Rob and his friends resolve to find all the book's original contributors starting with its creator, Noah Levenstein, and eventually succeed in recreating the damaged pages.

On the school ski trip Katie, whom Stifler had been avoiding, is upset she lost her virginity to him. She defeats him at strip poker, forcing him to apologize and go outside naked, where he is sodomized by a moose. Afterward, he bonds with a sympathetic Imogen. Nathan has sex with Dana in the ski lift control room, accidentally shutting off the power.

Stuck in the lifts, Rob and Heidi reconcile and kiss, and Lube falls off. Ashley climbs down to him, and is moved to tears when Lube explains how he really feels about her. Heidi and Rob return to the cabin and have sex, and Lube and Ashley do the same.

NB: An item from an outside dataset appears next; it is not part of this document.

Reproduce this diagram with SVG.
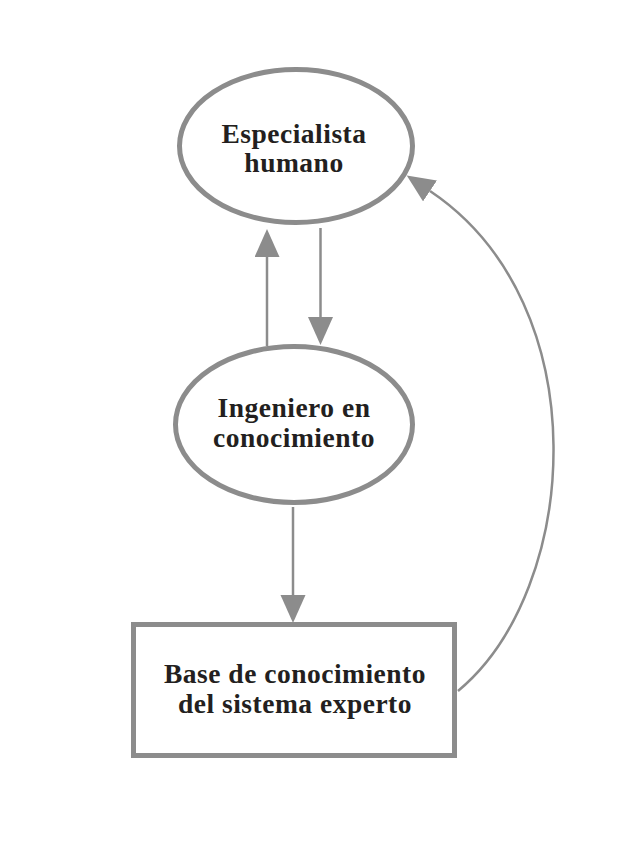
<svg xmlns="http://www.w3.org/2000/svg" width="636" height="844" viewBox="0 0 636 844">
<style>
.node{fill:#fff;stroke:#8c8c8c;stroke-width:5}
.lbl{font-family:"Liberation Serif","Times New Roman",serif;font-weight:bold;font-size:27.5px;letter-spacing:0.5px;fill:#231f20;text-anchor:middle}
.edge{fill:none;stroke:#8c8c8c;stroke-width:2.5}
</style>
<defs>
<marker id="ah" markerUnits="userSpaceOnUse" markerWidth="30" markerHeight="26" refX="0" refY="12.5" orient="auto" viewBox="0 0 30 26">
<path d="M0,0 L28,12.5 L0,25 z" fill="#8c8c8c"/>
</marker>
</defs>
<rect width="636" height="844" fill="#fff"/>
<g id="especialista">
<ellipse class="node" cx="296" cy="146" rx="116.5" ry="76.5"/>
<text class="lbl" x="294" y="143">Especialista</text>
<text class="lbl" x="294" y="172">humano</text>
</g>
<g id="ingeniero">
<ellipse class="node" cx="294" cy="424.5" rx="118.5" ry="78"/>
<text class="lbl" x="294" y="417">Ingeniero en</text>
<text class="lbl" x="294" y="447">conocimiento</text>
</g>
<g id="base">
<rect class="node" x="133.5" y="624.5" width="321" height="131"/>
<text class="lbl" x="295" y="683">Base de conocimiento</text>
<text class="lbl" x="295" y="713">del sistema experto</text>
</g>
<g id="connectors">
<line class="edge" x1="267" y1="346" x2="267" y2="257" marker-end="url(#ah)"/>
<line class="edge" x1="320.5" y1="228" x2="320.5" y2="317" marker-end="url(#ah)"/>
<line class="edge" x1="293" y1="507" x2="293" y2="595" marker-end="url(#ah)"/>
<path class="edge" stroke-width="2" d="M458,691 C580,590 600,305 430,191" marker-end="url(#ah)"/>
</g>
</svg>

Rob, Nathan, and Lube return the newly restored Bible to its hiding place in the library, after Rob has added his own signature. Cody finds an online video of himself putting a vacuum cleaner on his penis which, to his horror, has been viewed almost 10 million times. Rob appears in the video, broadcasting his revenge.

==Soundtrack==

1. "Oh Yeah" by Yello
2. "Something in Your Mouth" by Nickelback
3. "Sexy Little Thing"/"Miss Cindy" by The High Decibels
4. "Smoke Alarm" by Freddy Rawsh
5. "Hot N Cold" by Katy Perry
6. "Dance, Dance" by Fall Out Boy
7. "Turn It Down" by Sideway Runners
8. "Hypnotik" by Roobie Breastnut
9. "Beer" by Ace Baker
10. "How Do I Know" by Wanda Bell
11. "When You Want Some Uh Uh" by Nio Renee Wilson
12. "Get Loose (NipJoint Remix)" by Quanteisha
13. "Pauline" by The High Lonesome
14. "Katmandu" by Sam Morrison
15. "1969" by Dr. Hollywood
16. "Body Language" by Isaac Hayes
17. "If Something's Wrong" by Aidan Hawken
18. "Damned If I Do Ya (Damned If I Don't)" by All Time Low
19. "Hot Mess" by Cobra Starship
20. "Are You Ready" Crash! Boom! Bang!
21. "Got Me Some Love" by Keely Hawkes
22. "Army Girl" by The Genders
23. "Obsession" by Ace Baker
24. "Something Wild" by The High Lonesome
25. "Burnin' Love" by Travis Tritt
26. "Laid" by Aidan Hawken
27. "She Can Dance" by Billy Trudel
28. "Monday" by Mikey and the Gypsys
29. "In It for You" ("Catch My Fall") by The Elliots
30. "Heartbeats" by Melinda Ortner
31. "Say Yes" by Elliott Smith
32. "Book of Love" by Powderfinger
33. "Sinner" by Big B featuring Scott Russo
34. "Mouth to Mouth" by Kaya Jones

==Reception==
Andre Dellamorte of Collider wrote, "I can't hate on a film like this for the very fact that it is the fourth direct to video sequel to the American Pie films. If you didn't know what you were getting when you walked in the door, then who's really to blame?". In his review for IGN, R. L. Shaffer said the film series has lost the original film's "thoughtful and heartfelt tone", and, although this film attempts to bring some of that back, it is "too little too late". David Nusair of Reel Film Reviews gave the film 1.5 out of 4 and called it "...a typically low-rent and flat-out needless straight-to-video endeavor".